**Supplied data:**
__________________________________________________
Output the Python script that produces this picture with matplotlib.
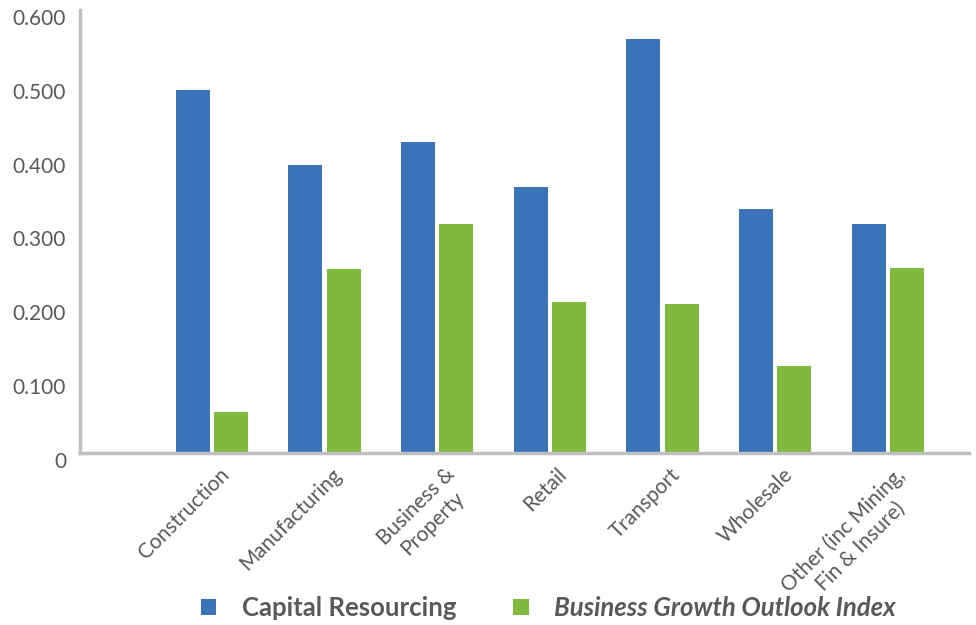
import matplotlib.pyplot as plt
import matplotlib.transforms as mtransforms
import numpy as np

categories = ["Construction", "Manufacturing", "Business &\nProperty", "Retail",
              "Transport", "Wholesale", "Other (inc Mining,\nFin & Insure)"]
capital_resourcing = [0.491, 0.390, 0.421, 0.360, 0.561, 0.330, 0.310]
growth_outlook = [0.056, 0.249, 0.310, 0.205, 0.202, 0.118, 0.251]
y_ticks = [0, 0.1, 0.2, 0.3, 0.4, 0.5, 0.6]
y_labels = ["0", "0.100", "0.200", "0.300", "0.400", "0.500", "0.600"]

BLUE = "#3A73B8"
GREEN = "#80BA3D"
GREY = "#595959"
AXIS = "#BFBFBF"

plt.rcParams['font.family'] = ['Lato', 'DejaVu Sans']

fig = plt.figure(figsize=(9.76, 6.25), dpi=100)
ax = fig.add_axes([80 / 976, 172 / 625, 889 / 976, 443 / 625])

x = np.arange(len(categories))
w = 0.302
off = 0.169
b1 = ax.bar(x - off, capital_resourcing, w, color=BLUE, label="Capital Resourcing")
b2 = ax.bar(x + off, growth_outlook, w, color=GREEN, label="Business Growth Outlook Index")

ax.set_xlim(-1.17, 6.72)
ax.set_ylim(0, 0.6)

for s in ["top", "right"]:
    ax.spines[s].set_visible(False)
for s in ["left", "bottom"]:
    ax.spines[s].set_color(AXIS)
    ax.spines[s].set_linewidth(2.5)

ax.set_yticks(y_ticks)
ax.set_yticklabels(y_labels, fontsize=15, color=GREY)
ax.tick_params(axis="y", length=0, pad=10)
# labels sit a little below their gridline positions
shift = mtransforms.ScaledTranslation(0, -7 / 100, fig.dpi_scale_trans)
for lab in ax.get_yticklabels():
    lab.set_transform(lab.get_transform() + shift)

ax.set_xticks(x)
ax.set_xticklabels(categories, rotation=45, ha="right", fontsize=15, color=GREY,
                   multialignment="center", rotation_mode="anchor")
ax.tick_params(axis="x", length=0, pad=8)
xshift = mtransforms.ScaledTranslation(7 / 100, 0, fig.dpi_scale_trans)
for lab in ax.get_xticklabels():
    lab.set_transform(lab.get_transform() + xshift)

leg = fig.legend(handles=[b1, b2], loc="center", bbox_to_anchor=(0.562, 0.027),
                 ncol=2, frameon=False, fontsize=18.5, handlelength=0.6,
                 handleheight=0.6, columnspacing=2.2, handletextpad=1.0)
texts = leg.get_texts()
for t in texts:
    t.set_color(GREY)
    t.set_fontweight("bold")
texts[1].set_fontstyle("italic")

fig.savefig("out.png", dpi=100)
__________________________________________________
**Exercise directions:** Every line above should be repeated exactly; pictures stay out of the copy.

**In response:**
Output the Python script that produces this picture with matplotlib.
import matplotlib.pyplot as plt
import matplotlib.transforms as mtransforms
import numpy as np

categories = ["Construction", "Manufacturing", "Business &\nProperty", "Retail",
              "Transport", "Wholesale", "Other (inc Mining,\nFin & Insure)"]
capital_resourcing = [0.491, 0.390, 0.421, 0.360, 0.561, 0.330, 0.310]
growth_outlook = [0.056, 0.249, 0.310, 0.205, 0.202, 0.118, 0.251]
y_ticks = [0, 0.1, 0.2, 0.3, 0.4, 0.5, 0.6]
y_labels = ["0", "0.100", "0.200", "0.300", "0.400", "0.500", "0.600"]

BLUE = "#3A73B8"
GREEN = "#80BA3D"
GREY = "#595959"
AXIS = "#BFBFBF"

plt.rcParams['font.family'] = ['Lato', 'DejaVu Sans']

fig = plt.figure(figsize=(9.76, 6.25), dpi=100)
ax = fig.add_axes([80 / 976, 172 / 625, 889 / 976, 443 / 625])

x = np.arange(len(categories))
w = 0.302
off = 0.169
b1 = ax.bar(x - off, capital_resourcing, w, color=BLUE, label="Capital Resourcing")
b2 = ax.bar(x + off, growth_outlook, w, color=GREEN, label="Business Growth Outlook Index")

ax.set_xlim(-1.17, 6.72)
ax.set_ylim(0, 0.6)

for s in ["top", "right"]:
    ax.spines[s].set_visible(False)
for s in ["left", "bottom"]:
    ax.spines[s].set_color(AXIS)
    ax.spines[s].set_linewidth(2.5)

ax.set_yticks(y_ticks)
ax.set_yticklabels(y_labels, fontsize=15, color=GREY)
ax.tick_params(axis="y", length=0, pad=10)
# labels sit a little below their gridline positions
shift = mtransforms.ScaledTranslation(0, -7 / 100, fig.dpi_scale_trans)
for lab in ax.get_yticklabels():
    lab.set_transform(lab.get_transform() + shift)

ax.set_xticks(x)
ax.set_xticklabels(categories, rotation=45, ha="right", fontsize=15, color=GREY,
                   multialignment="center", rotation_mode="anchor")
ax.tick_params(axis="x", length=0, pad=8)
xshift = mtransforms.ScaledTranslation(7 / 100, 0, fig.dpi_scale_trans)
for lab in ax.get_xticklabels():
    lab.set_transform(lab.get_transform() + xshift)

leg = fig.legend(handles=[b1, b2], loc="center", bbox_to_anchor=(0.562, 0.027),
                 ncol=2, frameon=False, fontsize=18.5, handlelength=0.6,
                 handleheight=0.6, columnspacing=2.2, handletextpad=1.0)
texts = leg.get_texts()
for t in texts:
    t.set_color(GREY)
    t.set_fontweight("bold")
texts[1].set_fontstyle("italic")

fig.savefig("out.png", dpi=100)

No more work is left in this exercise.